Helmet and Face Mask
Iron, lacquered and gilt wood, and silk
This helmet made me laugh, this was part of Samurais suit of armor. I enjoyed looking at the details that were put into designing this helmet. It has real animal fur, metal and silk cord. I enjoy looking at fashion and this helmet is a piece of their fashion during the Edo period. I find the materials that were used on this strange because they are very pretty materials but they are using it to for war and scaring people off. Most people would find these materials very luxurious. The description said who ever wore these would have looked one of the ferocious guardians figures that ward off evil spirits at Buddhist temples.
Cabinet
Lacquered and gilt wood glazed metal inserts
Thailand
This cabinet attracted me, it reminds me of a lot of the furniture in my house at home. These manuscript cabinets housed sacred text in Buddhist Monasteries in Thailand. The hands and faces of these figures are carved in high relief. During this time period decorating object with reflective material is typical later Thai art.
Stones From the River
Afzelia burl from Burma and Nigerian black ebony
Dan Kvitka
I thought this was an interesting, the meaning behind it is really complicated but the piece is so simple looking. This is suppose to represent Judaic practice of Tashlich (casting away). The word is taken from the Biblical verse "you will cast away all your sins into the depths of the sea." This is recited on Rosh Hashannah. This caught my eye due to being jewish so i thought this was interesting. Every Rosh Hashanna we throw bread into a body of water to cast away our sins from the previous year. The artist explained "The orange afzelia burl are the stone in the river..the black ebony stones are Tashlich stones, the stones containing both dark and light; they are us."
Apsara Warrior
Metal
Ouk Chim Vichet
This made me laugh, it reminds me of a transformer so i decided to learn more about it. This was a project to raise public awareness of the need for nonviolence in society, and to translate weapons technology and technical skills sustainable for peace-time opportunities. Vichet sculpture represents a figure deeply symbolic of Cambodia's native history: an Apsara, or female divinity of the Khmer civilization. This piece is suppose to represent peace, so this confused me. Usually with peace you would see bright colors, flowers, hearts, and more friendly, happy looking things. This is the total opposite, its dark and made out of metal. When I think of metal I think cold not warm and if you were trying to get the message peace across you would want to use something that would make you feel warm? So in the end I had a million questions going across my head why the artist chose these materials.
Sunset
Oil on canvas, laid down on panel
George Inness
My favorite color is red so this painting attracted me. I read that Inness drew on visual memory to create scenes inspired by specific places, he didn't want his paintings to replicate nature or describe a particular place but to convey the spiritual meaning he felt the landscape around him possessed. I think this is a really cool way to paint from, he used his feelings to help add to the scene and that can make the meaning and painting so much more interesting.

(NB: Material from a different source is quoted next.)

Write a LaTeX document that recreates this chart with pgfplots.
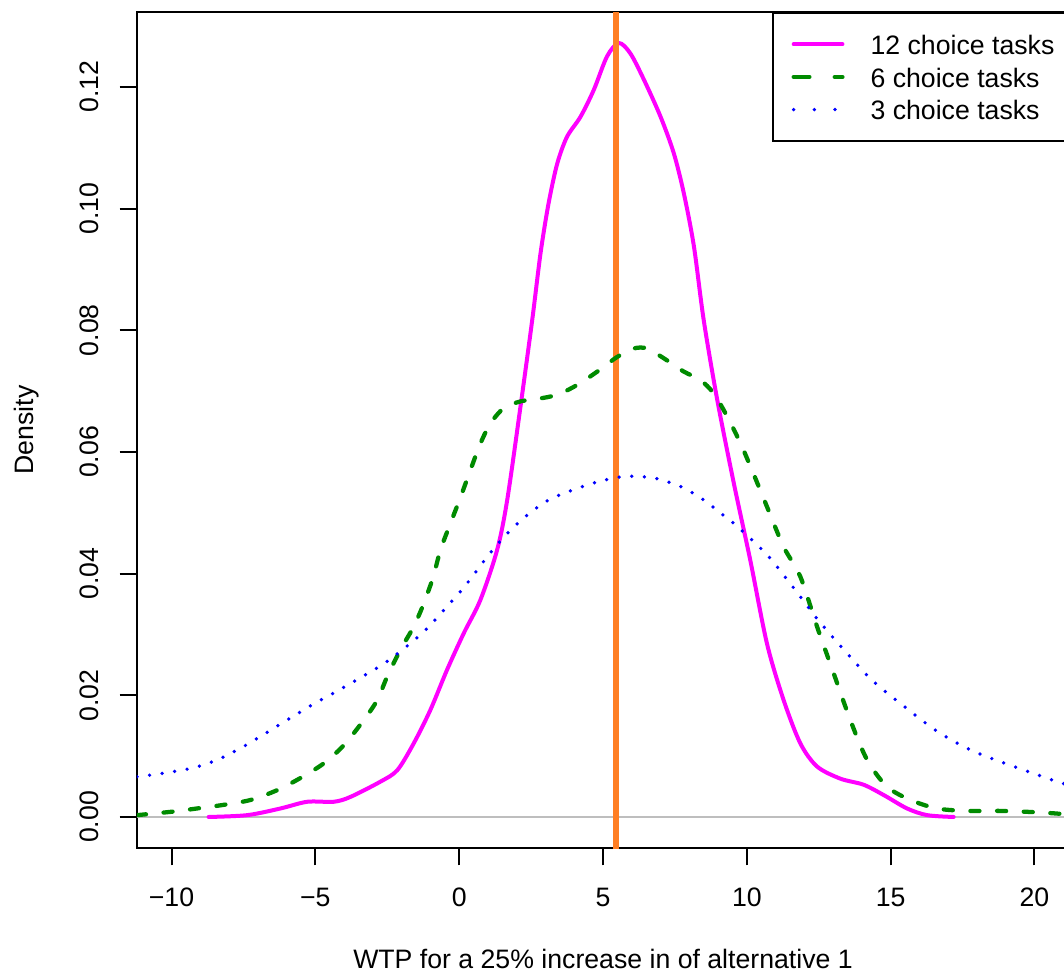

The Parable of the Unmerciful Servant
Oil on oak panel
Jan Sanders van Hemessen
You can't really see this picture because i couldn't use a flash and the lighting around it wasn't very good. I wanted to post it anyways because i thought the characterization of the faces were really cool. They Faces on the people in this painting were realistic but had a cartoon feeling to it. In my own words (could be totally wrong) i feel like he made everything so realistic but added an over the top look to it.